The size of the structures we see with our telescopes dwarfs all human concerns the way a cruise ship dwarfs a microbe. Actually, the difference in scale is likely many orders of magnitude greater than this. You can’t begin to wrap your mind around how unbelievably BIG everything is.
The picture of the Whirlpool Galaxy above is linked to a larger version of itself. Contemplate its immensity for a few moments. At this distance, our Sun would not even be visible, let alone Earth. This is a vortex of matter and energy, like our own Milky Way, containing hundreds of billions of stars. Most of what we see here is gas illuminated by starlight, not the stars themselves. (The few stars with “compass points” are actually in the foreground, in our own galaxy.)

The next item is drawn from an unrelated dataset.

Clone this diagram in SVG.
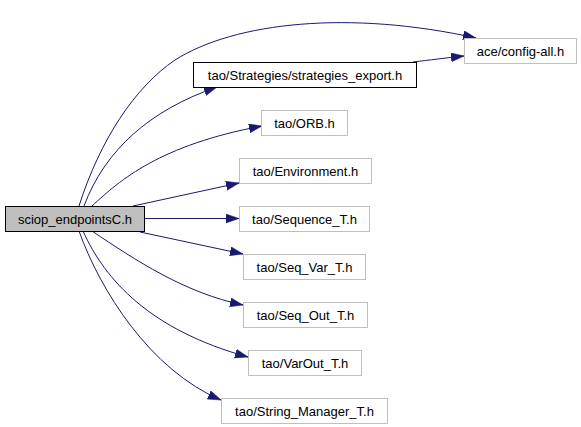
<svg xmlns="http://www.w3.org/2000/svg" width="581" height="427" viewBox="0 0 581 427">
<style>
.box{fill:#ffffff;stroke:#bfbfbf;stroke-width:1}
.main{fill:#bfbfbf;stroke:#000000;stroke-width:1}
.dark{fill:#ffffff;stroke:#000000;stroke-width:1}
text{font-family:"Liberation Sans",Arial,sans-serif;font-size:13px;fill:#000000;text-anchor:middle}
.edge{fill:none;stroke:#191970;stroke-width:1;marker-end:url(#arr)}
</style>
<defs>
<marker id="arr" markerUnits="userSpaceOnUse" markerWidth="15" markerHeight="11" refX="13" refY="4.5" orient="auto">
<path d="M0,0 L13,4.5 L0,9 Z" fill="#191970" stroke="#191970" stroke-width="0.5"/>
</marker>
</defs>
<rect width="581" height="427" fill="#ffffff"/>
<g id="edges">
<path class="edge" d="M79,206 C100,140 135,87 175,60 C235,22 350,10 476,38"/>
<path class="edge" d="M413,62 C430,60 445,58 464,56"/>
<path class="edge" d="M84,206 C105,150 150,110 217,87"/>
<path class="edge" d="M92,206 C120,180 160,145 262,126"/>
<path class="edge" d="M133,206 L239,183"/>
<path class="edge" d="M144,218.5 L239,218.5"/>
<path class="edge" d="M140,232 L243,254"/>
<path class="edge" d="M92,231 C135,260 185,293 243,305"/>
<path class="edge" d="M83,231 C105,280 150,330 248,357"/>
<path class="edge" d="M79,231 C100,290 150,370 221,400"/>
</g>
<g id="n_sciop"><rect class="main" x="5.5" y="206.5" width="139" height="25"/><text x="75" y="223.5">sciop_endpointsC.h</text></g>
<g id="n_config"><rect class="box" x="464.5" y="38.5" width="112" height="25"/><text x="520.5" y="55.5">ace/config-all.h</text></g>
<g id="n_strat"><rect class="dark" x="193.5" y="62.5" width="223" height="25"/><text x="305" y="79.5">tao/Strategies/strategies_export.h</text></g>
<g id="n_orb"><rect class="box" x="261.5" y="110.5" width="86" height="25"/><text x="304.5" y="127.5">tao/ORB.h</text></g>
<g id="n_env"><rect class="box" x="239.5" y="158.5" width="132" height="25"/><text x="305.5" y="175.5">tao/Environment.h</text></g>
<g id="n_seq"><rect class="box" x="239.5" y="206.5" width="130" height="25"/><text x="304.5" y="223.5">tao/Sequence_T.h</text></g>
<g id="n_seqvar"><rect class="box" x="243.5" y="254.5" width="122" height="25"/><text x="304.5" y="271.5">tao/Seq_Var_T.h</text></g>
<g id="n_seqout"><rect class="box" x="243.5" y="302.5" width="124" height="25"/><text x="305.5" y="319.5">tao/Seq_Out_T.h</text></g>
<g id="n_varout"><rect class="box" x="248.5" y="350.5" width="113" height="25"/><text x="305" y="367.5">tao/VarOut_T.h</text></g>
<g id="n_strmgr"><rect class="box" x="221.5" y="398.5" width="166" height="25"/><text x="304.5" y="415.5">tao/String_Manager_T.h</text></g>
</svg>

I do not for once dismiss the unique opportunity that embodiment in human form presents. However, it is so easy to get caught up in the conceits and concerns of the ego. Astronomical contemplation provides a quick reminder of the place we occupy in the scheme of things, physically at least. How small our petty problems appear when viewed in the light of 100 billion suns.
And between the galaxies is space, an empty vacuum pierced by lethal radiation from all directions. There is so much more space than matter, it makes even the galaxies look small.
We float in space, a tiny bubble of air in the void. How impossible and unlikely that we would be here at all. How tragic when we see nothing but ourselves in the world around us, lost in a hall of mirrors.